How is work classified in the Inferred Investment report?
Last updated: January 28, 2026
Inferred investments in Span are categorized through a rule-based matching system that automatically classifies engineering work into business-defined categories. Here's how it works:
Hierarchical Structure
Investments are organized into:
Focus Areas - High-level groupings (e.g., "Platform Development", "Bug Fixes", "New Features")
Categories - Granular classifications within each Focus Area (e.g., "API Enhancement", "Mobile App")
Categorization Methodology
1. Rule-Based Matching
Each category uses asset matcher rules that evaluate against issue attributes:
Issue ID, title, and type (Bug, Story, Task, Subtask)

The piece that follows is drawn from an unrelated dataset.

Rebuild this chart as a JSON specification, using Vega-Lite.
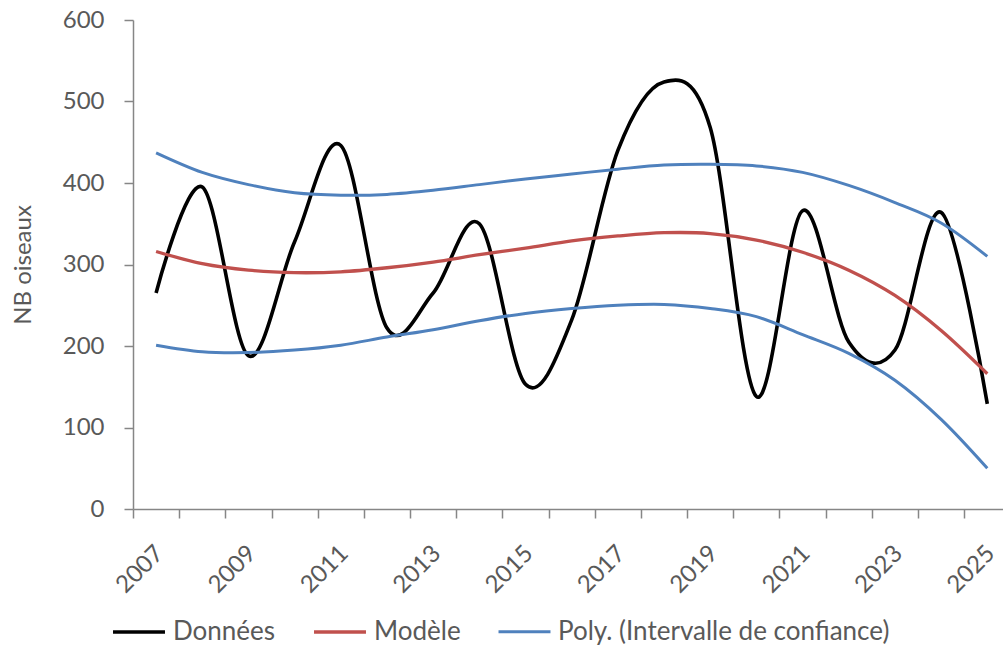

Labels (Epic labels, Issue labels)
Priority
Custom fields (Jira custom fields)
Epic and Initiative hierarchy
Rules are evaluated in priority order using AND/OR/NOT logic, and the first matching category is assigned.
2. Fallback Logic
If a subtask doesn't match any rules directly, it inherits the parent issue's categorization to prevent unlinked work from being lost.
3. Activity Linkage
Work activities (commits, PRs, etc.) linked to issues inherit the issue's categorization
Activities without associated issues are tracked separately as "unlinked work"
Types of Investment
Linked Work - Activities with associated issues that match category rules
Unlinked Work - Activities without issue links, tracked separately
The system is deterministic and updates automatically when issue metadata changes, enabling organizations to understand investment distribution across different work categories without manual time tracking.
Inferred investments cannot be double counted - each work item is assigned to exactly one category per focus area.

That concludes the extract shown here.